Fathia Fikri ufficialmente è stata uccisa da un malore: la lavoratrice di origine marocchina non si era voluta recare dal medico per paura di perdere il lavoro. Una storia drammaticamente simile a tante, troppe, altre.
Fathia non ha avuto sicuramente una vita facile: arrivata in Italia 10 anni fa fu ripudiata e abbandonata dal marito perché considerata “sterile” proprio quando si scoprì incinta della piccola Sapida; fu quindi aiutata dal comune di Acquanegra sul Chiese (Mn) con una casa popolare e buoni pasto per fare fronte alla situazione di estrema povertà in cui versava. Appena potè si cercò un lavoro e poi un altro ancora per sopperire alle spese di dover crescere da sola una bambina: fino a ieri era infatti dipendente in una cooperativa di pulizie e la sera lavorava come badante.
Da giorni Fathìa aveva forti dolori di pancia e lamentava problemi di vista, ma la paura di perdere il posto di lavoro ha avuto la meglio sulla necessità di una visita medica. Venerdì sera è caduta a terra per un malore ed è morta: Sapida, la figlia di 5 anni, l’ha vegliata tutta notte credendo che la madre stesse dormendo. Un caso simile a quello accaduto nel 2009 a Vira Orlava, la badante ucraina morta dissanguata nel barese in seguito ad un aborto spontaneo: sprovvista di documenti aveva avuto paura di andare al pronto soccorso.
Nel mantovano gli anni della povertà e degli stenti nelle campagne sono sbiaditi nei ricordi di due generazioni fa, ma davanti ad una storia simile anche la normale indignazione rimane come impietrita, non ce la fa. Così come è stato normale un blocco emotivo nel 2008 all’emergere della vicenda di Vijai Kumar, un bracciante indiano clandestino che, stremato da ore di lavoro sotto il sole nei campi del viadanese, su ordine del padrone, è stato portato a morire lontano dalla proprietà dell’azienda agricola.
Il tutto mentre i “nativi” riescono a commentare “tanto le case le danno sempre prima a loro” o ancora “anche se lavorano come schiavi almeno lavorano e non vanno in giro a rubare” denotando, se ce ne fosse bisogno, di come l’indignazione sia poca cosa di fronte ad un razzismo ormai endemico.

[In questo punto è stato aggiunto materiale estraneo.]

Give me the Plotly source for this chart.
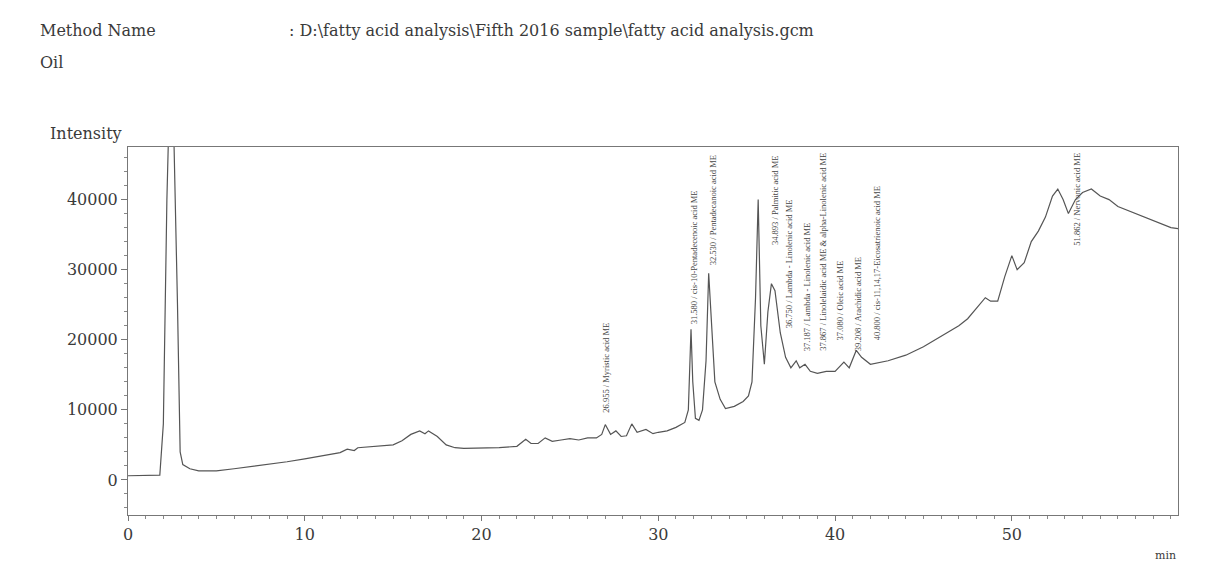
import plotly.graph_objects as go

# Chromatogram trace (retention time in min, intensity)
rt = [0.0, 1.0, 1.8, 2.0, 2.2, 2.4, 2.5, 2.8, 2.95, 3.1, 3.5, 4.0, 5.0, 6.0, 7.0, 8.0, 9.0, 10.0, 11.0,
      12.0, 12.4, 12.8, 13.0, 13.5, 14.0, 15.0, 15.5, 16.0, 16.5, 16.8, 17.0, 17.5, 18.0, 18.5, 19.0, 20.0,
      21.0, 22.0, 22.5, 22.8, 23.2, 23.6, 24.0, 24.5, 25.0, 25.5, 26.0, 26.5, 26.8, 27.0, 27.3, 27.6,
      27.9, 28.2, 28.5, 28.8, 29.3, 29.7, 30.0, 30.5, 31.0, 31.5, 31.7, 31.85, 31.95, 32.1, 32.3, 32.5,
      32.7, 32.85, 33.0, 33.2, 33.5, 33.8, 34.3, 34.8, 35.1, 35.3, 35.5, 35.65, 35.8, 36.0, 36.2, 36.4,
      36.6, 36.9, 37.2, 37.5, 37.8, 38.0, 38.3, 38.6, 39.0, 39.5, 40.0, 40.5, 40.8, 41.2, 41.5, 42.0,
      43.0, 44.0, 45.0, 46.0, 47.0, 47.5, 48.0, 48.5, 48.8, 49.2, 49.6, 50.0, 50.3, 50.7, 51.1, 51.5,
      51.9, 52.3, 52.6, 52.9, 53.2, 53.6, 54.0, 54.5, 55.0, 55.5, 56.0, 56.5, 57.0, 57.5, 58.0, 58.5,
      59.0, 59.5]
intensity = [600, 600, 700, 8000, 40000, 60000, 60000, 25000, 4000, 2200, 1600, 1300, 1300, 1600, 1900, 2200,
             2600, 3000, 3400, 3900, 4400, 4200, 4600, 4700, 4900, 5000, 5600, 6500, 7000, 6600, 7000, 6200,
             5000, 4600, 4500, 4500, 4600, 4800, 5800, 5200, 5200, 6000, 5500, 5700, 5900, 5700, 6000, 6000,
             6500, 7900, 6500, 7000, 6200, 6300, 8000, 6800, 7200, 6600, 6800, 7000, 7500, 8200, 10000, 21500,
             14000, 8800, 8500, 10000, 17000, 29500, 22000, 14000, 11500, 10200, 10500, 11200, 12000, 14000,
             26000, 40000, 22000, 16500, 24000, 28000, 27000, 21000, 17500, 16000, 17000, 16000, 16500,
             15500, 15200, 15500, 15500, 16800, 16000, 18500, 17500, 16500, 17000, 17800, 19000, 20500,
             22000, 23000, 24500, 26000, 25500, 25500, 29000, 32000, 30000, 31000, 34000, 35500, 37500,
             40500, 41500, 40000, 38000, 40000, 41000, 41500, 40500, 40000, 39000, 38500, 38000, 37500,
             37000, 36500, 36000, 35800, 35600, 35600]

# Peak labels
peak_rt = [27.04, 32.07, 33.08, 36.6, 37.44, 38.4, 39.3, 40.27, 41.3, 42.36, 53.7]
peak_base = [9300, 21900, 30300, 33300, 21400, 18100, 18100, 19600, 18100, 19600, 33100]
peak_names = [
    "26.955 / Myristic acid ME",
    "31.580 / cis-10-Pentadecenoic acid ME",
    "32.530 / Pentadecanoic acid ME",
    "34.893 / Palmitic acid ME",
    "36.750 / Lambda - Linolenic acid ME",
    "37.187 / Lambda - Linolenic acid ME",
    "37.867 / Linolelaidic acid ME & alpha-Linolenic acid ME",
    "37.080 / Oleic acid ME",
    "39.208 / Arachidic acid ME",
    "40.800 / cis-11,14,17-Eicosatrienoic acid ME",
    "51.862 / Nervonic acid ME",
]

y_ticks = [0, 10000, 20000, 30000, 40000]
y_ticktext = ["0", "10000", "20000", "30000", "40000"]
x_ticks = [0, 10, 20, 30, 40, 50]

FONT = "DejaVu Serif"
INK = "#3a3a3a"

fig = go.Figure()
fig.add_trace(go.Scatter(x=rt, y=intensity, mode="lines",
                         line=dict(color="#555555", width=1.2), hoverinfo="skip",
                         showlegend=False))

for x, y, name in zip(peak_rt, peak_base, peak_names):
    fig.add_annotation(x=x, y=y, text=name, textangle=-90, showarrow=False,
                       xanchor="center", yanchor="bottom",
                       font=dict(family="Liberation Serif", size=8.5, color="#444444"))

fig.add_annotation(xref="paper", yref="paper", x=-0.0762, y=1.0, yshift=14, text="Intensity",
                   showarrow=False, xanchor="left", yanchor="middle",
                   font=dict(family=FONT, size=16, color=INK))
fig.add_annotation(xref="paper", yref="paper", x=1.0, y=0, yshift=-40, text="min",
                   showarrow=False, xanchor="right", yanchor="middle",
                   font=dict(family=FONT, size=11, color=INK))
fig.add_annotation(xref="paper", yref="paper", x=-0.0857, y=1.0, yshift=117, text="Method Name",
                   showarrow=False, xanchor="left", yanchor="middle",
                   font=dict(family=FONT, size=16, color=INK))
fig.add_annotation(xref="paper", yref="paper", x=0.151, y=1.0, yshift=117,
                   text=": D:\\fatty acid analysis\\Fifth 2016 sample\\fatty acid analysis.gcm",
                   showarrow=False, xanchor="left", yanchor="middle",
                   font=dict(family=FONT, size=16, color=INK))
fig.add_annotation(xref="paper", yref="paper", x=-0.0857, y=1.0, yshift=85, text="Oil",
                   showarrow=False, xanchor="left", yanchor="middle",
                   font=dict(family=FONT, size=16, color=INK))

fig.update_layout(
    width=1199, height=554,
    margin=dict(l=120, r=29, t=139, b=47),
    paper_bgcolor="white", plot_bgcolor="white",
    font=dict(family=FONT, color=INK),
)
fig.update_xaxes(range=[0, 59.4], tickvals=x_ticks, showgrid=False, zeroline=False,
                 showline=True, linecolor="#777777", mirror=True, ticks="outside", ticklen=5,
                 tickcolor="#777777", minor=dict(dtick=1, ticks="outside", ticklen=3, tickcolor="#888888"),
                 tickfont=dict(family=FONT, size=16, color=INK))
fig.update_yaxes(range=[-5000, 47500], tickvals=y_ticks, ticktext=y_ticktext, showgrid=False,
                 zeroline=False, showline=True, linecolor="#777777", mirror=True, ticks="outside",
                 ticklen=6, tickcolor="#777777",
                 minor=dict(dtick=2000, ticks="outside", ticklen=3, tickcolor="#888888"),
                 tickfont=dict(family=FONT, size=16, color=INK))

fig.write_html("out.html")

Uno dei due ministri che firmò la legge Bossi-Fini recentemente ha affermato che chi è razzista è uno “stronzo”, suscitando tra l’altro il plauso di una sinistra sinistrata: un paradosso che fa capire come il lavoro da fare sia enorme. Occorre sgomberare il campo dalle ipocrisie, dai buonismi e dagli errori che hanno portato a tragici provvedimenti legislativi come(oltre alla già citata Bossi-Fini) la Turco-Napolitano e la Amato-Ferrero; serve un lavoro di tessitura di rapporti umani tra lavoratori nativi e migranti e di una unità di lotta per fermare questa guerra tra poveri dove a vincere sono soltanto i profitti di padroni e sfruttatori che agiscono indisturbati tramite le bassezze propagandistiche della classe politica(non da ultima la proposta del 30% di stranieri per classe della Gelmini) e un potente sistema mass-mediatico che crea e diffonde quotidianamente paura e razzismo..
Una paura bifronte che da un lato colpisce le nostre piccole certezze già scosse in tempi di crisi e che dall’altro, sulla pelle dei migranti ha una potenzialità omicida.